I miss his humor.  I miss his vocabulary faux pas and idiosyncrasies more than I miss his lopsided smile, the fragrance of his warm body passing me or the contented purr for happy that I became so accostumed to being in life with me, next to me, willingly sharing the sorrows and joys and moving in positive directions out of respect, admiration and combined goals to be attained.  I miss the joy of knowing my friend Lee will be right there next to me today, tomorrow or next year and all because of the poison of crystal meth, the insincere and evil friend.  I am mortally wounded as a result and will not just lay down and die because while I still draw breath in this plane of existence my energy, my very spirit and soul holds fast to the hope that my friend Lee will one day become conscious of the value and esteem he is held within now and always just because of who I know him to be.

I love my friend Lee and I will not ever apologize or be diminished by that very real core concept in my life.

Hope springs infernal within my heart and soul as long as I draw breath that one day, one fine day; maybe in Spring I will see my friend Lee’s smiling and happy face, know him by the radiant glow of health our partnership helped him attain and have, once again, my friend restored in life through forgiveness, love, trust and understanding of who I am as much as I extended to him and continue to extend to him today, tomorrow and always.  Love of this kind does not die or turn to bitterness.  The love of a true, honest and upright friend grows ever stronger and without tarnish as the years move forward.  There may be distance and separation now but perhaps, in time, my friend Lee will again appear in life and I will know the joy of Nirvana attained.

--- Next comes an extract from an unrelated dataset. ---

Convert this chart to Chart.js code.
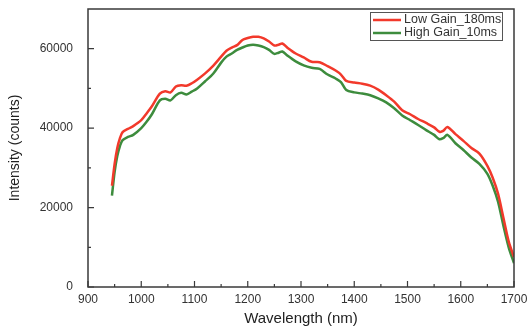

Lee, I love you friend.  You are unable to change that.  You are unable to poison that.  Lee you are worthy of love from self-love to romantic love to the love of those who know you and wish only the best in this life, in this world, in this now for you.  A love that sacrifices self to insure your happiness and is now again congealed within my core with the knowledge that you do know this love within yourself is true.  I wish only that you extend what I freely give to you to the priceless gift of Montgomery Lee Freeman who I know as friend.

Happy Holidays Friend Lee.  You are sorely missed.  You are deeply mourned.  You are a treasured and valuable human for whom I have done everything and anything within my meager human power to assist in coming to love yourself.  You are a good man Lee and I know that from the views into your heart and soul you provided to me with a smile.